Tal como milhões de pessoas em todo o mundo, interessei-me e assisti emocionado ao desenrolar da brilhante e eficaz operação de resgate dos mineiros chilenos, presos durante 69 dias a mais de 700 metros de profundidade.
A história foi sendo conhecida e relatada ao longo deste tempo e, por isso, não será ela o objecto deste meu apontamento.
Confesso que, apesar de inusitadamente emocionado, não era minha intenção escrever o que quer que fosse – correndo o risco de acrescentar outras banalidades à globalizante, massificante e perigosamente uniformizante catadupa de notícias. Embora em menor escala – eventualmente uma circunstância feliz – os media nacionais não deixaram de copiar praticamente todos os grandes colossos da comunicação social internacional. Mas igualmente não será este o motivo das minhas palavras aqui, talvez com uma excepção. Não resisto a salientar o que considero ser um infeliz pormenor num comentário que ouvi numa estação de referência da TV portuguesa. No meio de tanta emoção, de tanta informação técnica sobre a operação de salvamento dos mineiros, no meio de uma espiral de solidariedade internacional que o drama havia produzido – eis que um jornalista saca da sua “caxa” : - os mineiros vão defrontar-se com uma série de problemas, sendo preocupante a forma como terão que lidar com as suas amantes ! Ponto final parágrafo !
Mas o que me empurrou para a crónica, foi ter recebido pela manhã uma pequena mas profunda mensagem do meu caro amigo Jorge Bento. Transbordando felicidade e humanidade, dizia ele que a operação se tratou de uma extraordinária performance humana, sublimadora e transcendente de tanta coisa baixa e mesquinha que ainda tolhe os passos da tentativa de elevação da Humanidade. Elevemos os olhos ao céu e sonhemos outra realidade !
E então lembrei-me do Chile ! Do actual país numa via de consolidação democrática e que foi capaz de gerar toda esta onda de solidariedade internacional... mas sobretudo do seu ainda recente contraponto – o Chile da ditadura que Pinochet instaurou a 11 de Setembro de 1973 com o apoio da política externa dos EUA.
E rapidamente alcancei as histórias que o resistente dissidente Luís Sepúlveda brilhantemente nos conta na sua obra de grande alcance, tendo igualmente como pano de fundo de alguns dos seus textos os mineiros chilenos alvo da repressão. Como por exemplo neste “O General e o Juíz”, no qual aprendi o massacre do exército em 1907 em Iquique. E recordei também dois episódios da ditadura recente – o que Sepúlveda descreve como fazendo parte da ininterrupta história infame da infâmia.

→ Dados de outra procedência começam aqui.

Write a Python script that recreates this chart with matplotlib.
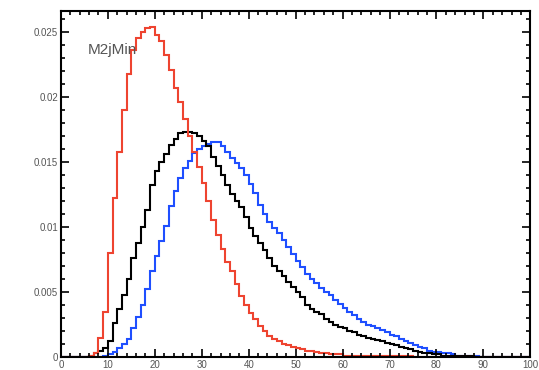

1967 – Ao tempo do Presidente Eduardo Frei (pai), também no deserto de Atacama, sufocada greve dos mineiros de El Salvador em luta por melhores salários. Ataque do exército provocou oito mortos, que os jornais da época consideraram agitadores.
1968 – Cidade austral de Puerto Montt, um grupo de famílias sem casa ocupou a fazenda abandonada de Pampa Irigoin, construindo aí barracas de madeira e cartão. Ataque do exército provocou onze mortos. Justificação :- os militares haviam reposto a ordem e o respeito pela propriedade.
Para além de nunca se ter efectuado uma investigação, nunca se mencionou que o responsável pela execução dos dois massacres foi Augusto Pinochet.
Felizmente há um Chile novo que nos permite sonhar outra realidade, como sublinhou Jorge Bento. E que permite novas reflexões à leve - mas profunda - escrita de Luís Sepúlveda neste "A Sombra do que Fomos".